Yerel Mahkemece bozma sonrası verilen hüküm sanık müdafii tarafından temyiz edilmekle; başvurunun süresi, kararın niteliği ve suç tarihine göre dosya incelendi, gereği görüşülüp düşünüldü:
Temyiz isteğinin reddi nedenleri bulunmadığından işin esasına geçildi.
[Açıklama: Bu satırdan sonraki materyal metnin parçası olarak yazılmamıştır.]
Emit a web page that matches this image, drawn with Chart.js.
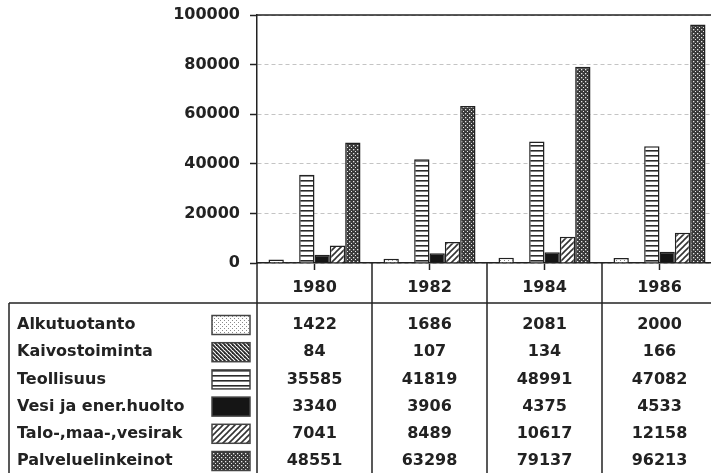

Vicdani kanının oluştuğu duruşma sürecini yansıtan tutanaklar, belgeler ve gerekçe içeriğine göre,
Borçluya ödeme emrinin tebliğ edilmediği ve takip kesinleşmeden 03/02/2011 tarihinde şikayette bulunulduğunun anlaşılması karşısında, suçun unsurlarının oluşmaması nedeniyle sanığın beraatine karar verilmesi gerekirken yazılı şekilde mahkumiyetine karar verilmesi,
Kabule göre de;
02.12.2016 tarihli Resmi Gazete'de yayımlanarak yürürlüğe giren 6763 sayılı Kanun'un 34. maddesiyle Ceza Muhakemesi Kanunu'nun 253. maddesinde değişiklik yapılarak madde içeriğinden "etkin pişmanlık hükümlerine yer verilen suçlar ile" ibaresinin çıkarılması nedeniyle özel bir etkin pişmanlık hükmü olan 2004 sayılı İcra ve İflas Kanunu'nun 354. maddesinin aynı Kanun'un 331. maddesinde düzenlenen suç yönünden uzlaşma kurumunun uygulanmasına engel teşkil etmemesi, suçun işlenmesinden sonra fail ile mağdur arasındaki çekişmeyi bir uzlaştırmacının girişimiyle kısa zamanda tarafların özgür iradeleriyle ve adli merciler daha fazla meşgul edilmeden sonuçlandırmayı amaçlayan uzlaşmanın soruşturma ve kovuşturmalarda mutlaka öncelikle uygulanması zorunlu bir maddi ceza ve ceza muhakemesi hukuku kurumu olması ve İcra ve İflas Kanunu'nun 354. maddesinin yerine geçip anılan maddenin uygulanmasını ortadan kaldırmaması karşısında, sanık hakkında 6763 sayılı Kanun'un 34. maddesiyle değişik CMK'nun 253, 254. maddelerinin uygulanması zorunluluğu,
Bozmayı gerektirmiş ve sanık müdafiinin temyiz nedenleri bu itibarla yerinde görüldüğünden HÜKMÜN, 5320 sayılı Kanun'un 8/1. maddesi gereğince uygulanması gereken 1412 sayılı CMUK'nın 321. maddesi uyarınca BOZULMASINA, yargılamanın bozma öncesi aşamadan başlayarak sürdürülüp sonuçlandırılmak üzere dosyanın mahkemesine gönderilmesine, 22.03.2017 tarihinde oybirliğiyle karar verildi.